Hidden in the text bookcase of my ereader are a modest amount of books, lots have been started, some have even been read, the rest Amazon seem to have put on there without my having any input. Perhaps it’s a 1984 style prescribed reading programme? I’m sure it has nothing to do with the reactive power of one-click purchasing and free ebook editions. One such book had a less than compelling story with a standard ditzy lead, who in the first 150 pages has 3 hair disasters and more inner female dialogues than Anastasia Steele could tap her inner goddess’s foot at – oh, and the odd erotic scene. Reading this on a train to and from Edinburgh last year, I was aware that this book was a little more raunchy than my usual fare – Franzen doesn’t do fluff – but digital doesn’t lend itself to flicking back to the imprint page so I pressed on, steaming up the % bar prescribed in place of page numbers and wondering what I had gotten my hands on! Oh My!
Don’t be mislead, it was nothing stronger than Jilly Cooper’s stable-based bonk busters but falling into the erotic fiction genre is a little unnerving. Reading over my shoulder, I was appalled when it was suggested to me that I was reading ‘a sexy book’. When the book had climaxed and rolled over to reveal the imprint page, of course it was by the US equivalent of Mills and Boon – Harlequin. There was something a little thrilling in the knowledge that there is still the possibility of secrets in my usually mundane day to day, including what I’m holding in the palm of my hand. Is it to be assumed now that everyone reading on an ereader is automatically reading erotica?
Months later, on a fittingly humid and sticky, mid-week evening on the southbank — “So, what would be your hard limits?” was the question I was greeted with as I waved greetings to the group; attempting to sink from standing to sitting in something resembling a demure manner (Inner goddess would be pleased).

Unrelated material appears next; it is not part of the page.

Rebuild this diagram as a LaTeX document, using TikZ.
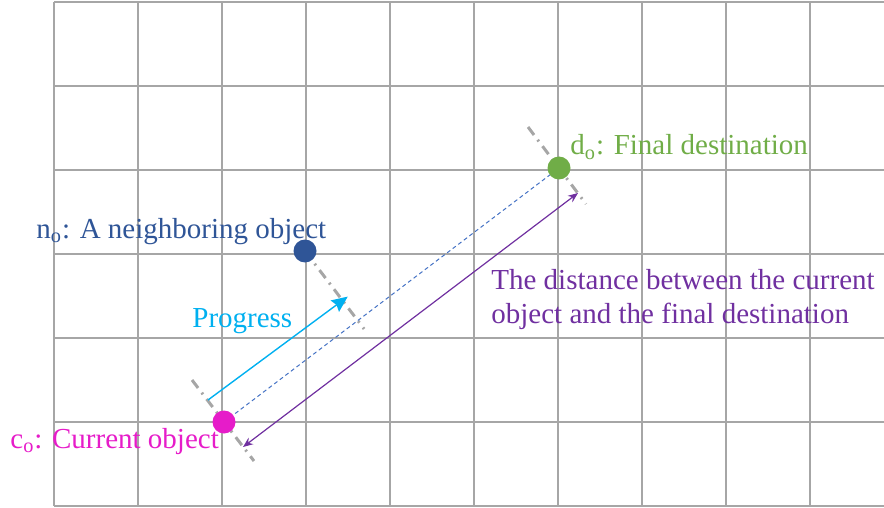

Had I been quick enough I’m sure I could have tossed out something witty but, as with the rest of us, I was a little stunned that we were actually meeting to discuss so called mummy porn. Who knew there were any taboos left!
There is no surprise in the fact that the book was 50 Shades of Grey and that Book Club had morphed into Smut Club, but it might surprise you to learn that 10 females in their mid 20s were reluctant to talk about ‘it’. It took three weeks and two attempts for us to rearrange our Book Smut Club meet up. Technically there is nothing odd in that; we are modern women with lives to juggle. Thankfully, our book club did not resemble Channel 4s ill conceived multi part drama of the early noughties; it was genuinely about the book. But when 7 out of 10 of us had cried off within hours of Smut Club brunch one Sunday morning, I had to wonder what was going on here. As a sex, we represent approximately 50% of the population and as a generation we are more sexually liberated and informed than any generation prior. More specifically, as a group we cover all 4 corners of the UK. We will wine, dine, gossip and dance together but clearly some line had been crossed.
Have we come over all Carry On? We’ll call HOUSE for Innuendo Bingo, but nothing too direct. I’m inclined to say yes, but look at us – over 10 million physical UK copies of word of mouth success Fifty Shades of Grey and its sequels Fifty Shades Darker and Fifty Shades Freed sold, every remotely saucy book being reissued with a cover redesign following the 50 template and a reading public getting excited about erotic fiction. We’re getting something in the pixelated pages of our sexy fiction that we’re not getting anywhere else. Least of all from our book clubs.